Task details
From the entries below, pull out each line where "Reproduce" appears.

** start **

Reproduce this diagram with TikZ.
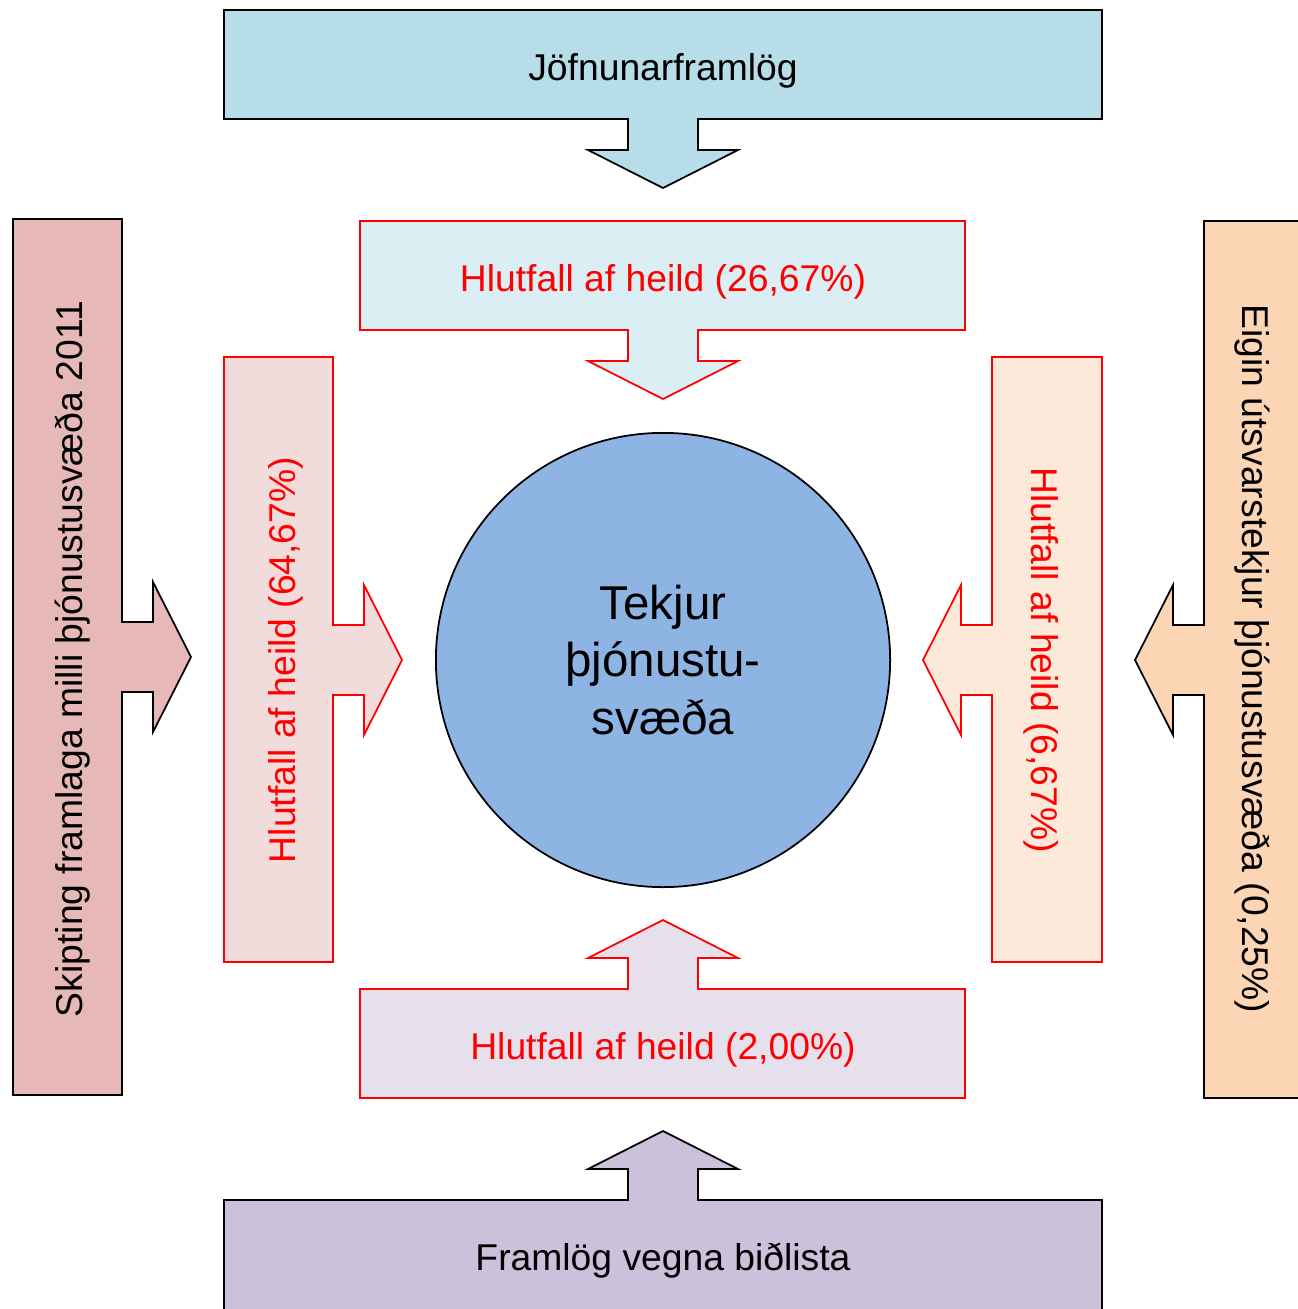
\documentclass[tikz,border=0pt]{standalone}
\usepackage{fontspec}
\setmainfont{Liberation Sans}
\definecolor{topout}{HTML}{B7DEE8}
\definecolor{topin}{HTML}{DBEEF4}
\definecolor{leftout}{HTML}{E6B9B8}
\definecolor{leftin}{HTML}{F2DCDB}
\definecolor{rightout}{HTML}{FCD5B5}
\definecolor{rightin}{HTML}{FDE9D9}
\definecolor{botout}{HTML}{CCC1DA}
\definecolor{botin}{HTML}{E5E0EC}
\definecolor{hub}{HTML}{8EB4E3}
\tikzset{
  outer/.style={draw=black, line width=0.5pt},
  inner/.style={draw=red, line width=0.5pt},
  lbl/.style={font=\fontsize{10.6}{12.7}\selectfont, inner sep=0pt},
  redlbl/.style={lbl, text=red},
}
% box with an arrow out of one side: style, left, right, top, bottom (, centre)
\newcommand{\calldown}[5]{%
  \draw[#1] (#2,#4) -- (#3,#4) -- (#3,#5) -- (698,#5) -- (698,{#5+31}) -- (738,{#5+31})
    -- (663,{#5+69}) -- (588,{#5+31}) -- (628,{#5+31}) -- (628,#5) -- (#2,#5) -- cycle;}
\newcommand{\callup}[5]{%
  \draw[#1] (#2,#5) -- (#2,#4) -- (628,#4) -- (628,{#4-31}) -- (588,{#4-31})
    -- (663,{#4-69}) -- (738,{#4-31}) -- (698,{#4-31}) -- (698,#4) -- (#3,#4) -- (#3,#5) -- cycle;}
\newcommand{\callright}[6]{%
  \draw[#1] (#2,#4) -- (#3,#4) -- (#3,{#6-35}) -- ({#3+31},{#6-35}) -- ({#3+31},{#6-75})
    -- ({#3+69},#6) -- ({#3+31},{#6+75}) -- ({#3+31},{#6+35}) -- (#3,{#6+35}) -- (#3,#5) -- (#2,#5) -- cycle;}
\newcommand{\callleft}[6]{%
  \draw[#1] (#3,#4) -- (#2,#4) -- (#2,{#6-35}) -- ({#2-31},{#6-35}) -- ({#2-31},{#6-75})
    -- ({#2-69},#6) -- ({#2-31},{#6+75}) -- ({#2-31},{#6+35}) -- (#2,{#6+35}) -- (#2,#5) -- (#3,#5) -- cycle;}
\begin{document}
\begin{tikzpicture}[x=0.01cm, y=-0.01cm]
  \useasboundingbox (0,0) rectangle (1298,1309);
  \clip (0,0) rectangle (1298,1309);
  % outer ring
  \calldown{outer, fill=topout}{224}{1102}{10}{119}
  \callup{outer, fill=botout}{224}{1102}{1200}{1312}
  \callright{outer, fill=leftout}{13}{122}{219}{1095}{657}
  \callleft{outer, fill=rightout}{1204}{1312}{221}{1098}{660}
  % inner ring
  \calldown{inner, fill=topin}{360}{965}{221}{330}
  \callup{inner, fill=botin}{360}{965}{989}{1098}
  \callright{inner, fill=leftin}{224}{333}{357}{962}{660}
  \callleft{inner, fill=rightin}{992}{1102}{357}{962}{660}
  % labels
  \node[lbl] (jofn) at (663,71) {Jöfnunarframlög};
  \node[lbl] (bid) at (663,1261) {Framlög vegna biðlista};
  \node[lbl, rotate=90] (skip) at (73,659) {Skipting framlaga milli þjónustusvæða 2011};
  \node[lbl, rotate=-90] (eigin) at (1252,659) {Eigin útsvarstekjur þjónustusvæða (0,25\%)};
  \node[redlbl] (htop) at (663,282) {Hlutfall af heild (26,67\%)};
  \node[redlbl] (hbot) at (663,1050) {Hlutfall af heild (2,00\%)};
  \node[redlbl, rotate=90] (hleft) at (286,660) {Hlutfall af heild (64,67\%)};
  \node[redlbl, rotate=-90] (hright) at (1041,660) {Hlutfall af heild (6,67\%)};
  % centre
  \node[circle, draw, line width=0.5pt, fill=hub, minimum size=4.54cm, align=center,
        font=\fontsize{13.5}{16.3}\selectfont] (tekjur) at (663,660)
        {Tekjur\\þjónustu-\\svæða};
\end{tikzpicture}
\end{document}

** end **
** start **

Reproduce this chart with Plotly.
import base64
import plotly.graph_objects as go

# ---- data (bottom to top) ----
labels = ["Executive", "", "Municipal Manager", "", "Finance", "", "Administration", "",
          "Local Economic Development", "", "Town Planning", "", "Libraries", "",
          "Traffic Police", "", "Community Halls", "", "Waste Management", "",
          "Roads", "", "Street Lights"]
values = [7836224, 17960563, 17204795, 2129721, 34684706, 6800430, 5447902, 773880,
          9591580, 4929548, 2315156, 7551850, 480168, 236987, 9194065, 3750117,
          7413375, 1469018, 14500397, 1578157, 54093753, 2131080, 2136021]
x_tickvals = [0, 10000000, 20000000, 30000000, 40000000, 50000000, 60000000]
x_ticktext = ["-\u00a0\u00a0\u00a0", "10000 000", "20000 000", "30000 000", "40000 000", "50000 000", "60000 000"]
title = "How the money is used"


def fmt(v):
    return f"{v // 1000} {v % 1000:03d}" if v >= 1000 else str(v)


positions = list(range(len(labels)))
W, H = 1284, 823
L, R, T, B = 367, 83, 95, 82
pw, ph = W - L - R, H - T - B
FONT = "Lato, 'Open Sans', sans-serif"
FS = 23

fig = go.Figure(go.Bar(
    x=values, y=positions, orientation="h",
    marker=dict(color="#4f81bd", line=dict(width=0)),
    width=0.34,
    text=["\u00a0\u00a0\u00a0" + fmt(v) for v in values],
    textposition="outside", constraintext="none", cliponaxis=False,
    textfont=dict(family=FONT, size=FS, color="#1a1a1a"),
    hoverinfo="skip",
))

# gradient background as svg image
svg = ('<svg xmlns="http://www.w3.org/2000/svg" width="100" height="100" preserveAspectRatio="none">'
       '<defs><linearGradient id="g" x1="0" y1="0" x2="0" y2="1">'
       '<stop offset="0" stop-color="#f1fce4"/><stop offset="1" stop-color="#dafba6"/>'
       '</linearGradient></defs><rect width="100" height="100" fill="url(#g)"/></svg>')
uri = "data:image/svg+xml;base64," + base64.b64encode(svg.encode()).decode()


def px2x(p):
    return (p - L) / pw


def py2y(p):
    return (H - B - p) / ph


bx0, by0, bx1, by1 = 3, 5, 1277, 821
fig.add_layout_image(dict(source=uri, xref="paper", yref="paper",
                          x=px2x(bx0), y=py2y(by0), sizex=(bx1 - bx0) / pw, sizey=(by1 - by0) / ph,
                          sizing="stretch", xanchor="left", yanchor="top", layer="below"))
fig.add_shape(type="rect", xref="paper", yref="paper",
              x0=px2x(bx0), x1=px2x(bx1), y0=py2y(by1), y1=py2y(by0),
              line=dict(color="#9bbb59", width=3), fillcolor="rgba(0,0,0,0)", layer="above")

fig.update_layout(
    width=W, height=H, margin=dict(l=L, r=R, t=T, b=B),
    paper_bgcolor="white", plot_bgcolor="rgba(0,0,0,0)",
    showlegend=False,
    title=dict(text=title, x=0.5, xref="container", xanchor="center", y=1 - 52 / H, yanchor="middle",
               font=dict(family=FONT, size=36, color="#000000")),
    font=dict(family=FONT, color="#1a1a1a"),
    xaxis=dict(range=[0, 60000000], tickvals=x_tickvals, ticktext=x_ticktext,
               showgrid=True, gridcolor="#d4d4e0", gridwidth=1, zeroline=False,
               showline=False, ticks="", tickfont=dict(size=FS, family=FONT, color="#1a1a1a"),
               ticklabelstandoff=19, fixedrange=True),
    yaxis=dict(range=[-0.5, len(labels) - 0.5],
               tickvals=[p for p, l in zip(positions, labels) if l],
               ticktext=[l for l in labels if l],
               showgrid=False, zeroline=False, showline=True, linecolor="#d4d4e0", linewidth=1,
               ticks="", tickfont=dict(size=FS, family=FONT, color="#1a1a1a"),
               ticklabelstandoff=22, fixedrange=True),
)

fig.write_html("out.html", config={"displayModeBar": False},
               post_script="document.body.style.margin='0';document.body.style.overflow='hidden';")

** end **

Solution to the problem
Reproduce this diagram with TikZ.
Reproduce this chart with Plotly.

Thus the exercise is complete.